Are You Engaging? 3 Easy Ways to Boost Social Media Engagement
May 8, 2015
It’s Friday afternoon. You get a 10 minute lull at work, just enough to take a few personal minutes and check social media. You scroll through your massive News Feed quickly, hunting for something worthwhile. Every ten or so posts, something catches your attention and you click to find out more.
What is, for you, a typical afternoon activity, is fascinating to marketers. How long do your eyes spend on each particular post before they move down the page? What are the criteria for the split-second decision to either click or move on?
These questions gave birth to the concept of “engagement metrics”—measurements of just how effective your posts are at achieving their intended purpose.
The great thing about engagement metrics is that they also tell you something about the quality of content you’re producing. You might be posting on social media 5 times a day, and be getting the same amount of total Likes as a company that posts once a week. In that case, you could almost certainly learn something from that company—they’re getting the same results as you, with 97% less effort.

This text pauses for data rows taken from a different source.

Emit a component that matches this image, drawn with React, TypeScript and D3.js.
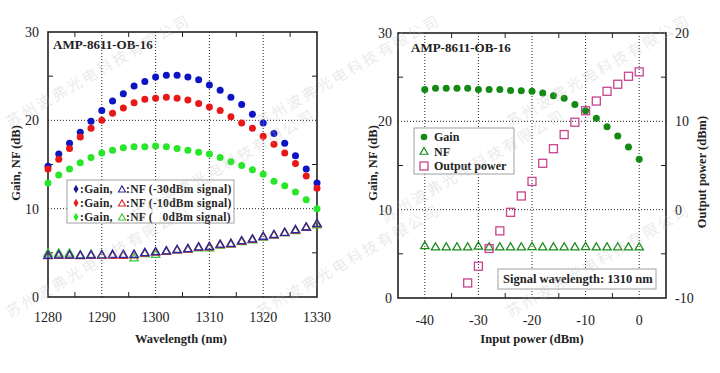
import React from 'react';
import * as d3 from 'd3';

// ---- left chart data: gain / NF vs wavelength ----
const wavelengths = [1280, 1282, 1284, 1286, 1288, 1290, 1292, 1294, 1296, 1298, 1300, 1302, 1304,
  1306, 1308, 1310, 1312, 1314, 1316, 1318, 1320, 1322, 1324, 1326, 1328, 1330];
const gainM30 = [14.8, 16.2, 17.4, 18.65, 19.9, 21.1, 22.2, 23.0, 23.9, 24.4, 24.9, 25.1, 25.1,
  24.9, 24.6, 24.0, 23.4, 22.6, 21.8, 20.7, 19.7, 18.5, 17.4, 16.0, 14.5, 12.9];
const gainM10 = [14.5, 15.6, 16.8, 18.1, 19.1, 20.0, 20.8, 21.4, 22.0, 22.4, 22.5, 22.6, 22.5,
  22.3, 21.9, 21.5, 21.1, 20.4, 19.7, 19.1, 18.2, 17.3, 16.3, 15.1, 13.7, 12.3];
const gain0 = [12.9, 13.8, 14.5, 15.2, 15.8, 16.3, 16.6, 16.9, 17.0, 17.0, 17.1, 17.0, 16.8,
  16.6, 16.4, 16.2, 15.8, 15.3, 14.9, 14.4, 13.9, 13.1, 12.6, 11.9, 11.0, 10.0];
const nfM30 = [4.75, 4.8, 4.8, 4.75, 4.8, 4.8, 4.85, 4.85, 4.85, 5.05, 5.15, 5.25, 5.4,
  5.5, 5.7, 5.75, 6.0, 6.1, 6.4, 6.6, 6.9, 7.1, 7.35, 7.65, 7.95, 8.35];
const nfM10 = [4.7, 4.75, 4.75, 4.7, 4.75, 4.75, 4.75, 4.75, 4.8, 5.0, 5.1, 5.2, 5.35,
  5.45, 5.65, 5.7, 5.95, 6.05, 6.35, 6.55, 6.85, 7.05, 7.3, 7.6, 7.9, 8.3];
const nf0 = [5.0, 5.0, 5.0, 4.8, 4.85, 4.8, 4.8, 4.8, 4.45, 4.95, 4.85, 5.2, 5.35,
  5.45, 5.6, 5.6, 5.9, 6.0, 6.3, 6.5, 6.8, 7.05, 7.3, 7.55, 7.95, 8.2];
const wlTicks = [1280, 1290, 1300, 1310, 1320, 1330];

// ---- right chart data: gain / NF / output vs input power ----
const inputPower = [-40, -38, -36, -34, -32, -30, -28, -26, -24, -22, -20, -18, -16, -14, -12,
  -10, -8, -6, -4, -2, 0];
const gainIn = [23.6, 23.75, 23.75, 23.75, 23.75, 23.6, 23.6, 23.6, 23.5, 23.45, 23.4, 23.2,
  22.9, 22.6, 21.9, 21.2, 20.35, 19.4, 18.35, 17.1, 15.7];
const nfIn = [5.95, 5.8, 5.8, 5.8, 5.8, 5.9, 5.8, 5.8, 5.8, 5.8, 5.85, 5.8, 5.8, 5.8, 5.8,
  5.85, 5.8, 5.8, 5.8, 5.8, 5.8];
const outInput = [-32, -30, -28, -26, -24, -22, -20, -18, -16, -14, -12, -10, -8, -6, -4, -2, 0];
const outPower = [-8.3, -6.4, -4.4, -2.4, -0.3, 1.55, 3.2, 5.25, 6.9, 8.5, 9.9, 11.2, 12.3,
  13.4, 14.2, 15.1, 15.6];
const inTicks = [-40, -30, -20, -10, 0];
const gainTicks = [0, 10, 20, 30];
const outTicks = [-10, 0, 10, 20];

const SERIF = '"Liberation Serif", "Times New Roman", serif';
const WM = '苏州波弗光电科技有限公司';

const tri = d3.symbol().type(d3.symbolTriangle).size(30)();

function Frame({ x, y, xMinor, yMinor, xGrid, yGrid }: any) {
  const [x0, x1] = x.range();
  const [y0, y1] = y.range();
  const tk = 5;
  return (
    <g>
      {xGrid.map((v: number) => (
        <line key={'gx' + v} x1={x(v)} x2={x(v)} y1={y0} y2={y1} stroke="#222" strokeDasharray="1,2" />
      ))}
      {yGrid.map((v: number) => (
        <line key={'gy' + v} x1={x0} x2={x1} y1={y(v)} y2={y(v)} stroke="#222" strokeDasharray="1,2" />
      ))}
      {xMinor.map((v: number) => (
        <g key={'mx' + v}>
          <line x1={x(v)} x2={x(v)} y1={y0} y2={y0 - tk} stroke="#222" />
          <line x1={x(v)} x2={x(v)} y1={y1} y2={y1 + tk} stroke="#222" />
        </g>
      ))}
      {yMinor.map((v: number) => (
        <g key={'my' + v}>
          <line x1={x0} x2={x0 + tk} y1={y(v)} y2={y(v)} stroke="#222" />
          <line x1={x1} x2={x1 - tk} y1={y(v)} y2={y(v)} stroke="#222" />
        </g>
      ))}
      <rect x={x0} y={y1} width={x1 - x0} height={y0 - y1} fill="none" stroke="#222" strokeWidth={1.6} />
    </g>
  );
}

export default function App() {
  // left chart scales
  const xL = d3.scaleLinear().domain([1280, 1330]).range([48, 317]);
  const yL = d3.scaleLinear().domain([0, 30]).range([297, 32]);
  // right chart scales
  const xR = d3.scaleLinear().domain([-45, 5]).range([398, 666]);
  const yR = d3.scaleLinear().domain([0, 30]).range([298, 33]);
  const yR2 = d3.scaleLinear().domain([-10, 20]).range([298, 33]);

  const dots = (xs: number[], ys: number[], xs_: any, ys_: any, color: string, r = 3.5) =>
    xs.map((v, i) => <circle key={i} cx={xs_(v)} cy={ys_(ys[i])} r={r} fill={color} />);
  const tris = (xs: number[], ys: number[], xs_: any, ys_: any, color: string) =>
    xs.map((v, i) => (
      <path key={i} d={tri} transform={`translate(${xs_(v)},${ys_(ys[i]) + 0.8})`}
        fill="none" stroke={color} strokeWidth={1.3} />
    ));

  // watermark, only whole copies that fit inside the picture
  const marks: any[] = [];
  for (let r = 0; r < 3; r++) {
    for (let c = 0; c < 3; c++) {
      const x0 = 10 + c * 250 + (r % 2) * 125;
      const y0 = 128 + r * 95;
      if (x0 + 200 > 720) continue;
      marks.push(
        <text key={r + '_' + c} x={x0} y={y0} transform={`rotate(-30 ${x0} ${y0})`}
          fontSize={15} letterSpacing={2.5} fill="#bdbdbd" opacity={0.3}
          fontFamily='"Noto Sans CJK SC", sans-serif'>{WM}</text>
      );
    }
  }

  const legL = [
    { dot: '#1a1a90', tri: '#2a2aa0', label: ':NF (-30dBm signal)' },
    { dot: '#e62020', tri: '#d83030', label: ':NF (-10dBm signal)' },
    { dot: '#2ee62e', tri: '#3cc83c', label: ':NF (   0dBm signal)' },
  ];

  return (
    <svg width={720} height={373} style={{ position: 'absolute', left: 0, top: 0, background: '#fff' }}
      fontFamily={SERIF}>
      {/* ---------- left chart ---------- */}
      <Frame x={xL} y={yL} xMinor={[1285, 1295, 1305, 1315, 1325]} yMinor={[5, 15, 25]}
        xGrid={[1290, 1300, 1310, 1320]} yGrid={[10, 20]} />
      {gainTicks.map(v => (
        <text key={'lyt' + v} x={39} y={yL(v) + 5} textAnchor="end" fontSize={14} fill="#222">{v}</text>
      ))}
      {wlTicks.map(v => (
        <text key={'lxt' + v} x={xL(v)} y={322} textAnchor="middle" fontSize={14} fill="#222">{v}</text>
      ))}
      <text x={181} y={343} textAnchor="middle" fontSize={12.5} fontWeight="bold" fill="#222">Wavelength (nm)</text>
      <text transform="translate(20,163) rotate(-90)" textAnchor="middle" fontSize={12.5} fontWeight="bold"
        fill="#222">Gain, NF (dB)</text>
      <text x={53} y={49} fontSize={13} fontWeight="bold" fill="#222">AMP-8611-OB-16</text>

      {dots(wavelengths, gainM30, xL, yL, '#0d14c4')}
      {dots(wavelengths, gainM10, xL, yL, '#e81818')}
      {dots(wavelengths, gain0, xL, yL, '#28e628')}
      {tris(wavelengths, nf0, xL, yL, '#3cc83c')}
      {tris(wavelengths, nfM10, xL, yL, '#d83030')}
      {tris(wavelengths, nfM30, xL, yL, '#2a2aa0')}

      <rect x={67} y={180} width={167} height={43} fill="#fff" stroke="#a0a0a0" />
      {legL.map((d, i) => {
        const cy = 189 + i * 14;
        return (
          <g key={'ll' + i}>
            <path d={d3.symbol().type(d3.symbolDiamond).size(22)()} transform={`translate(76,${cy})`} fill={d.dot} />
            <text x={80} y={cy + 4} fontSize={11.5} fontWeight="bold" fill="#222" letterSpacing={0.3}>:Gain,</text>
            <path d={d3.symbol().type(d3.symbolTriangle).size(22)()} transform={`translate(122,${cy + 1})`}
              fill="none" stroke={d.tri} strokeWidth={1.1} />
            <text x={126} y={cy + 4} fontSize={11.5} fontWeight="bold" fill="#222" letterSpacing={0.3}
              style={{ whiteSpace: 'pre' }}>{d.label}</text>
          </g>
        );
      })}

      {/* ---------- right chart ---------- */}
      <Frame x={xR} y={yR} xMinor={[-35, -25, -15, -5]} yMinor={[5, 15, 25]}
        xGrid={[-40, -30, -20, -10, 0]} yGrid={[10, 20]} />
      {gainTicks.map(v => (
        <text key={'ryt' + v} x={392} y={yR(v) + 5} textAnchor="end" fontSize={14} fill="#222">{v}</text>
      ))}
      {outTicks.map(v => (
        <text key={'ry2' + v} x={675} y={yR2(v) + 5} textAnchor="start" fontSize={14} fill="#222">{v}</text>
      ))}
      {inTicks.map(v => (
        <text key={'rxt' + v} x={xR(v)} y={325} textAnchor="middle" fontSize={14} fill="#222">{v}</text>
      ))}
      <text x={532} y={343} textAnchor="middle" fontSize={12.5} fontWeight="bold" fill="#222">Input power (dBm)</text>
      <text transform="translate(377,163) rotate(-90)" textAnchor="middle" fontSize={12.5} fontWeight="bold"
        fill="#222">Gain, NF (dB)</text>
      <text transform="translate(706,172) rotate(-90)" textAnchor="middle" fontSize={12.5} fontWeight="bold"
        fill="#222">Output power (dBm)</text>
      <text x={411} y={52} fontSize={13} fontWeight="bold" fill="#222">AMP-8611-OB-16</text>

      {dots(inputPower, gainIn, xR, yR, '#138a13')}
      {tris(inputPower, nfIn, xR, yR, '#1a8a1a')}
      {outInput.map((v, i) => (
        <rect key={'op' + i} x={xR(v) - 4} y={yR2(outPower[i]) - 4} width={8} height={8}
          fill="none" stroke="#c8448e" strokeWidth={1.3} />
      ))}

      <rect x={414} y={128} width={100} height={46} fill="#fff" stroke="#a0a0a0" />
      <circle cx={424} cy={137} r={3.3} fill="#138a13" />
      <text x={434} y={141} fontSize={12} fontWeight="bold" fill="#222">Gain</text>
      <path d={d3.symbol().type(d3.symbolTriangle).size(26)()} transform="translate(424,152)"
        fill="none" stroke="#1a8a1a" strokeWidth={1.2} />
      <text x={434} y={156} fontSize={12} fontWeight="bold" fill="#222">NF</text>
      <rect x={420} y={162} width={8} height={8} fill="none" stroke="#c8448e" strokeWidth={1.3} />
      <text x={434} y={170} fontSize={12} fontWeight="bold" fill="#222">Output power</text>

      <rect x={498} y={269} width={158} height={20} fill="#fff" stroke="#a0a0a0" />
      <text x={503} y={283} fontSize={12.5} fontWeight="bold" fill="#222">Signal wavelength: 1310 nm</text>

      <g pointerEvents="none">{marks}</g>
    </svg>
  );
}
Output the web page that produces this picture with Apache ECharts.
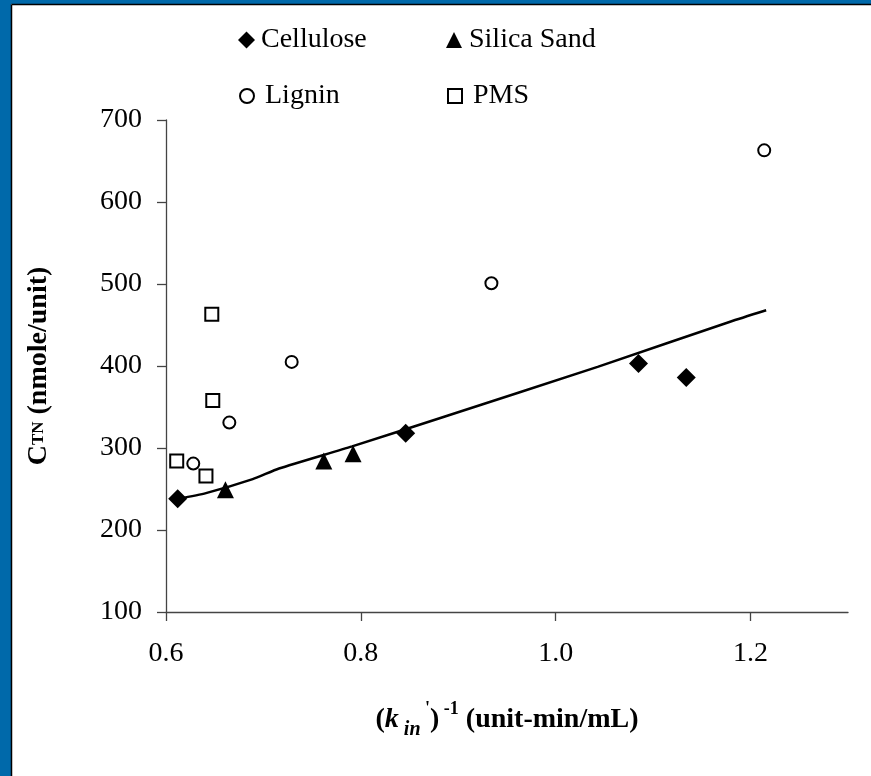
<!DOCTYPE html>
<html>
<head>
<meta charset="utf-8">
<script src="https://cdn.jsdelivr.net/npm/echarts@6/dist/echarts.min.js"></script>
<style>
  html, body { margin: 0; padding: 0; background: #fff; }
  #main { width: 871px; height: 776px; }
</style>
</head>
<body>
<div id="main"></div>
<script>
// data: [x, y]
var cellulose = [[0.612, 238], [0.846, 318], [1.085, 403], [1.134, 386]];
var silicaSand = [[0.661, 249], [0.762, 284], [0.792, 293]];
var lignin = [[0.628, 281], [0.665, 331], [0.729, 405], [0.934, 501], [1.214, 663]];
var pms = [[0.611, 284], [0.641, 266], [0.648, 358], [0.647, 463]];
var fitLine = [[0.612, 238], [0.641, 245], [0.689, 262], [0.716, 275], [0.791, 302],
  [0.880, 336], [1.043, 399], [1.179, 454], [1.216, 468]];
var xTicks = [0.6, 0.8, 1.0, 1.2];

var serif = '"Liberation Serif", "DejaVu Serif", serif';
var chart = echarts.init(document.getElementById('main'));

// one legend component per item so each sits where it does in the picture
function legendAt(name, left, top, size, gap) {
  return {
    data: [name],
    left: left,
    top: top,
    itemWidth: size,
    itemHeight: size,
    textStyle: { fontFamily: serif, fontSize: 28, color: '#000', padding: [0, 0, 0, gap] }
  };
}

var solidStyle = { color: '#000', opacity: 1 };
var openStyle = { color: '#fff', borderColor: '#000', borderWidth: 2, opacity: 1 };

chart.setOption({
  animation: false,
  backgroundColor: '#fff',
  graphic: [
    { type: 'rect', shape: { x: 0, y: 0, width: 11, height: 776 }, style: { fill: '#0069aa' } },
    { type: 'rect', shape: { x: 0, y: 0, width: 871, height: 4 }, style: { fill: '#0069aa' } },
    { type: 'line', shape: { x1: 11.5, y1: 4.5, x2: 11.5, y2: 776 }, style: { stroke: '#000', lineWidth: 1.5 } },
    { type: 'line', shape: { x1: 11.5, y1: 4.5, x2: 871, y2: 4.5 }, style: { stroke: '#000', lineWidth: 1.5 } }
  ],
  legend: [
    legendAt('Cellulose', 233, 21, 17, 1),
    legendAt('Silica Sand', 441, 21, 16, 2),
    legendAt('Lignin', 234, 77, 14, 6),
    legendAt('PMS', 442, 77, 14, 6)
  ],
  grid: { left: 166, top: 120, right: 23, bottom: 164 },
  xAxis: {
    type: 'value',
    min: 0.6,
    max: 1.3,
    interval: 0.2,
    splitLine: { show: false },
    axisLine: { lineStyle: { color: '#444', width: 1.3 } },
    axisTick: { length: 9, customValues: xTicks, lineStyle: { color: '#444', width: 1.3 } },
    axisLabel: {
      customValues: xTicks,
      margin: 28,
      fontFamily: serif,
      fontSize: 28,
      color: '#000',
      formatter: function (v) { return v.toFixed(1); }
    },
    name: '{p|(}{k|k}{sub| in}{sup| \'}{p|)}{sup| -1}{p| (unit-min/mL)}',
    nameLocation: 'middle',
    nameGap: 88,
    nameTextStyle: {
      fontFamily: serif,
      fontWeight: 'bold',
      fontSize: 28,
      color: '#000',
      rich: {
        p: { fontFamily: serif, fontWeight: 'bold', fontSize: 28, lineHeight: 40 },
        k: { fontFamily: serif, fontWeight: 'bold', fontStyle: 'italic', fontSize: 28, lineHeight: 40 },
        sub: { fontFamily: serif, fontWeight: 'bold', fontStyle: 'italic', fontSize: 20, lineHeight: 22, verticalAlign: 'bottom' },
        sup: { fontFamily: serif, fontWeight: 'bold', fontSize: 18, lineHeight: 20, verticalAlign: 'top' }
      }
    }
  },
  yAxis: {
    type: 'value',
    min: 100,
    max: 700,
    interval: 100,
    splitLine: { show: false },
    axisLine: { show: true, lineStyle: { color: '#444', width: 1.3 } },
    axisTick: { show: true, length: 9, lineStyle: { color: '#444', width: 1.3 } },
    axisLabel: { margin: 24, fontFamily: serif, fontSize: 28, color: '#000' },
    name: '{c|C}{s|TN} {c|(nmole/unit)}',
    nameLocation: 'middle',
    nameGap: 110,
    nameTextStyle: {
      fontFamily: serif,
      fontWeight: 'bold',
      fontSize: 28,
      color: '#000',
      rich: {
        c: { fontFamily: serif, fontWeight: 'bold', fontSize: 28, lineHeight: 34 },
        s: { fontFamily: serif, fontSize: 17, lineHeight: 34 }
      }
    }
  },
  series: [
    {
      name: 'fit',
      type: 'line',
      data: fitLine,
      smooth: 0.2,
      showSymbol: false,
      lineStyle: { color: '#000', width: 2.5 },
      z: 1
    },
    {
      name: 'Cellulose',
      type: 'scatter',
      symbol: 'diamond',
      symbolSize: 19,
      data: cellulose,
      itemStyle: solidStyle,
      z: 3
    },
    {
      name: 'Silica Sand',
      type: 'scatter',
      symbol: 'triangle',
      symbolSize: 17,
      data: silicaSand,
      itemStyle: solidStyle,
      z: 3
    },
    {
      name: 'Lignin',
      type: 'scatter',
      symbol: 'circle',
      symbolSize: 12,
      data: lignin,
      itemStyle: openStyle,
      z: 3
    },
    {
      name: 'PMS',
      type: 'scatter',
      symbol: 'rect',
      symbolSize: 13,
      data: pms,
      itemStyle: openStyle,
      z: 3
    }
  ]
});
</script>
</body>
</html>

All of our general opinions about content creation apply to social media posts: telling a good story and offering value will do wonders for your engagement metrics. However, there are some much more simple tricks for boosting social media engagement that you can try in conjunction with the above.
Here are 3 relatively easy ways to boost the engagements of your posts:
- Use images. We can’t stress this enough. Simply having an image, irrespective of what your post is actually about, can increase interaction rate on Facebook by 85% and increase retweets by 35%. With numbers like those, having an image for every social media post is a no-brainer.
- Give your take on curated content. You likely don’t create every piece of content you share on social media. Some of the time, you’re probably sharing news, industry trends, or interesting posts by others. This curated content lead the user to engage with the original post, but not necessarily with you. To change that, add a sentence or two of your own commentary when sharing a post. Something as simple as “Great post, we agree completely” or “Interesting, but they didn’t account for ______” will make you an active participant in the conversation.
- Crowdsource questions. Social media gets your message in front of thousands of users, all of which are willing to engage with you in a small way. That makes it the perfect platform for asking engaging questions or taking polls to get a sense of how your audience feels about a particular topic. Just make sure that it’s something worthy of your users’ time—an industry-specific question tends to bring in much more engagement than something like “What’s everyone up to this weekend?”